For this exercise, repeat all of the material verbatim apart from its images.

>> start

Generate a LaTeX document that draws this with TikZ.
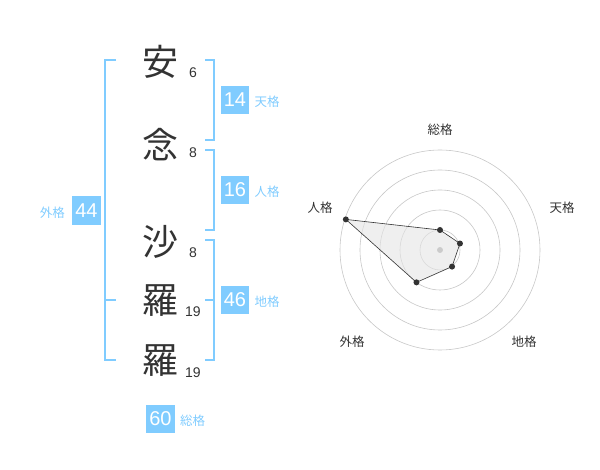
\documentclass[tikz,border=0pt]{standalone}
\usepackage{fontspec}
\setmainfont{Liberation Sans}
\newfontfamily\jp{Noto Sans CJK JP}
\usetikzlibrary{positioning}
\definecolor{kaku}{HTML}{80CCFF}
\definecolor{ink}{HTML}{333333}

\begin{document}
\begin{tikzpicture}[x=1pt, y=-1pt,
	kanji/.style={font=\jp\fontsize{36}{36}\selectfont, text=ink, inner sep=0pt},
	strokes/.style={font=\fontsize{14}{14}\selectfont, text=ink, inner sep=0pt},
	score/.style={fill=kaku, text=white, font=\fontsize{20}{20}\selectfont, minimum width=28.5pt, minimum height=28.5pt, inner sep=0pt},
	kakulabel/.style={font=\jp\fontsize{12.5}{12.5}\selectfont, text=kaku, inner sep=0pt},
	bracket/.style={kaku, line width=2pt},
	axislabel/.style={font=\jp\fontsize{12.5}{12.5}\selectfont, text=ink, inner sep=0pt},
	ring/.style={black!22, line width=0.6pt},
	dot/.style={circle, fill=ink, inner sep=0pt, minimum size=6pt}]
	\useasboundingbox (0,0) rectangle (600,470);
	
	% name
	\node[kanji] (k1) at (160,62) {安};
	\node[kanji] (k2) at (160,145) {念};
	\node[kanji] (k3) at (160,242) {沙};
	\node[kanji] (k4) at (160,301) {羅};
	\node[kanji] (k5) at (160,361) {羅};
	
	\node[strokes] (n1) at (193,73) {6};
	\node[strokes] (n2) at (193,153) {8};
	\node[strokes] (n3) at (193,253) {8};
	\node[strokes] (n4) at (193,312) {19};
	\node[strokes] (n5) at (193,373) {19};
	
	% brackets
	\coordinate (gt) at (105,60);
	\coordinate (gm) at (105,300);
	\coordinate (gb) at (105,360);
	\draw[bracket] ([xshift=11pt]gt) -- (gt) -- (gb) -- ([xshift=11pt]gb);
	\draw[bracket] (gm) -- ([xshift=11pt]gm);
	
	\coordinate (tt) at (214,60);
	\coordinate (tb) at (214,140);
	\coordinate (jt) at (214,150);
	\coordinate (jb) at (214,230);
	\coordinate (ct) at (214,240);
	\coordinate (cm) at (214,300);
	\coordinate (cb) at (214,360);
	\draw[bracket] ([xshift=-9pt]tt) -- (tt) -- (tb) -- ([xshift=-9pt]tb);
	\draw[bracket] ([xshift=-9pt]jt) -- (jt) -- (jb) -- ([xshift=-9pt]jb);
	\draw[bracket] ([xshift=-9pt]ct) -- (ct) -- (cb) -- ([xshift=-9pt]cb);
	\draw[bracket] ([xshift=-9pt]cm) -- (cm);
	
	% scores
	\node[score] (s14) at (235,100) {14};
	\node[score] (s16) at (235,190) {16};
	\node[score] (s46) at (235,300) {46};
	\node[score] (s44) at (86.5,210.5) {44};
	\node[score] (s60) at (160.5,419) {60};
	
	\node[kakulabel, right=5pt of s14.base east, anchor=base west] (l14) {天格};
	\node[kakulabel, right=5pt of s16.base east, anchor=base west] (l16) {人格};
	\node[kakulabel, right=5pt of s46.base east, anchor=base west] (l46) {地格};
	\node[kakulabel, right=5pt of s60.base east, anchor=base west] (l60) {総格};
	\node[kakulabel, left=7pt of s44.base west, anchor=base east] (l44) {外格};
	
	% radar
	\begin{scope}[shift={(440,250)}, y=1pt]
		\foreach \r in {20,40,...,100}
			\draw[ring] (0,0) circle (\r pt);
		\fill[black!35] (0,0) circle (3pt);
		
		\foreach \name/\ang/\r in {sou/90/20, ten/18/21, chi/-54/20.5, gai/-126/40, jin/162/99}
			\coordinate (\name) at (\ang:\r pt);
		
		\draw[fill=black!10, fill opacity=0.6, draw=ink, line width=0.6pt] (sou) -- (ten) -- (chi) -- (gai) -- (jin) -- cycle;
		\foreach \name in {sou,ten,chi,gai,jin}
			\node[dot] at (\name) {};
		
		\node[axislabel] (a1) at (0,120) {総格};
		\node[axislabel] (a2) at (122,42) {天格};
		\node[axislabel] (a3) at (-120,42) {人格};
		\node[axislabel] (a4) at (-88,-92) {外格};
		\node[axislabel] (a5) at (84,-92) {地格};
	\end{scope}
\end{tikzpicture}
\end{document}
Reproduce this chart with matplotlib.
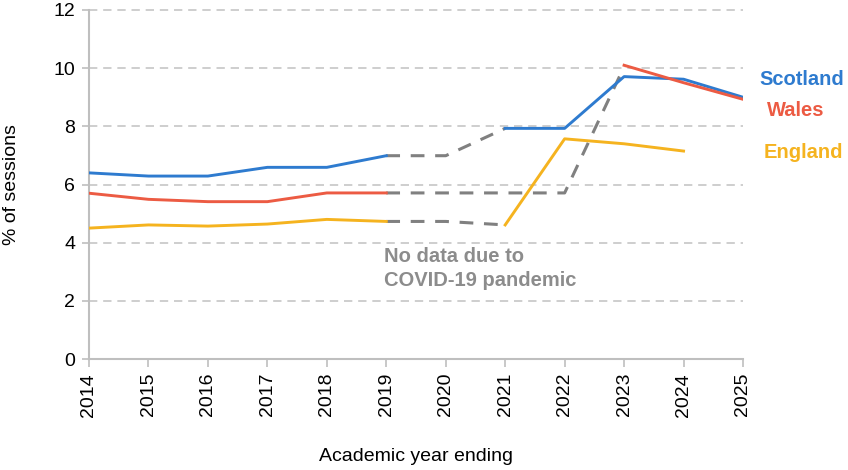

>> end

Problem solution —
Generate a LaTeX document that draws this with TikZ.
\documentclass[tikz,border=0pt]{standalone}
\usepackage{fontspec}
\setmainfont{Liberation Sans}
\newfontfamily\jp{Noto Sans CJK JP}
\usetikzlibrary{positioning}
\definecolor{kaku}{HTML}{80CCFF}
\definecolor{ink}{HTML}{333333}

\begin{document}
\begin{tikzpicture}[x=1pt, y=-1pt,
	kanji/.style={font=\jp\fontsize{36}{36}\selectfont, text=ink, inner sep=0pt},
	strokes/.style={font=\fontsize{14}{14}\selectfont, text=ink, inner sep=0pt},
	score/.style={fill=kaku, text=white, font=\fontsize{20}{20}\selectfont, minimum width=28.5pt, minimum height=28.5pt, inner sep=0pt},
	kakulabel/.style={font=\jp\fontsize{12.5}{12.5}\selectfont, text=kaku, inner sep=0pt},
	bracket/.style={kaku, line width=2pt},
	axislabel/.style={font=\jp\fontsize{12.5}{12.5}\selectfont, text=ink, inner sep=0pt},
	ring/.style={black!22, line width=0.6pt},
	dot/.style={circle, fill=ink, inner sep=0pt, minimum size=6pt}]
	\useasboundingbox (0,0) rectangle (600,470);
	
	% name
	\node[kanji] (k1) at (160,62) {安};
	\node[kanji] (k2) at (160,145) {念};
	\node[kanji] (k3) at (160,242) {沙};
	\node[kanji] (k4) at (160,301) {羅};
	\node[kanji] (k5) at (160,361) {羅};
	
	\node[strokes] (n1) at (193,73) {6};
	\node[strokes] (n2) at (193,153) {8};
	\node[strokes] (n3) at (193,253) {8};
	\node[strokes] (n4) at (193,312) {19};
	\node[strokes] (n5) at (193,373) {19};
	
	% brackets
	\coordinate (gt) at (105,60);
	\coordinate (gm) at (105,300);
	\coordinate (gb) at (105,360);
	\draw[bracket] ([xshift=11pt]gt) -- (gt) -- (gb) -- ([xshift=11pt]gb);
	\draw[bracket] (gm) -- ([xshift=11pt]gm);
	
	\coordinate (tt) at (214,60);
	\coordinate (tb) at (214,140);
	\coordinate (jt) at (214,150);
	\coordinate (jb) at (214,230);
	\coordinate (ct) at (214,240);
	\coordinate (cm) at (214,300);
	\coordinate (cb) at (214,360);
	\draw[bracket] ([xshift=-9pt]tt) -- (tt) -- (tb) -- ([xshift=-9pt]tb);
	\draw[bracket] ([xshift=-9pt]jt) -- (jt) -- (jb) -- ([xshift=-9pt]jb);
	\draw[bracket] ([xshift=-9pt]ct) -- (ct) -- (cb) -- ([xshift=-9pt]cb);
	\draw[bracket] ([xshift=-9pt]cm) -- (cm);
	
	% scores
	\node[score] (s14) at (235,100) {14};
	\node[score] (s16) at (235,190) {16};
	\node[score] (s46) at (235,300) {46};
	\node[score] (s44) at (86.5,210.5) {44};
	\node[score] (s60) at (160.5,419) {60};
	
	\node[kakulabel, right=5pt of s14.base east, anchor=base west] (l14) {天格};
	\node[kakulabel, right=5pt of s16.base east, anchor=base west] (l16) {人格};
	\node[kakulabel, right=5pt of s46.base east, anchor=base west] (l46) {地格};
	\node[kakulabel, right=5pt of s60.base east, anchor=base west] (l60) {総格};
	\node[kakulabel, left=7pt of s44.base west, anchor=base east] (l44) {外格};
	
	% radar
	\begin{scope}[shift={(440,250)}, y=1pt]
		\foreach \r in {20,40,...,100}
			\draw[ring] (0,0) circle (\r pt);
		\fill[black!35] (0,0) circle (3pt);
		
		\foreach \name/\ang/\r in {sou/90/20, ten/18/21, chi/-54/20.5, gai/-126/40, jin/162/99}
			\coordinate (\name) at (\ang:\r pt);
		
		\draw[fill=black!10, fill opacity=0.6, draw=ink, line width=0.6pt] (sou) -- (ten) -- (chi) -- (gai) -- (jin) -- cycle;
		\foreach \name in {sou,ten,chi,gai,jin}
			\node[dot] at (\name) {};
		
		\node[axislabel] (a1) at (0,120) {総格};
		\node[axislabel] (a2) at (122,42) {天格};
		\node[axislabel] (a3) at (-120,42) {人格};
		\node[axislabel] (a4) at (-88,-92) {外格};
		\node[axislabel] (a5) at (84,-92) {地格};
	\end{scope}
\end{tikzpicture}
\end{document}
Reproduce this chart with matplotlib.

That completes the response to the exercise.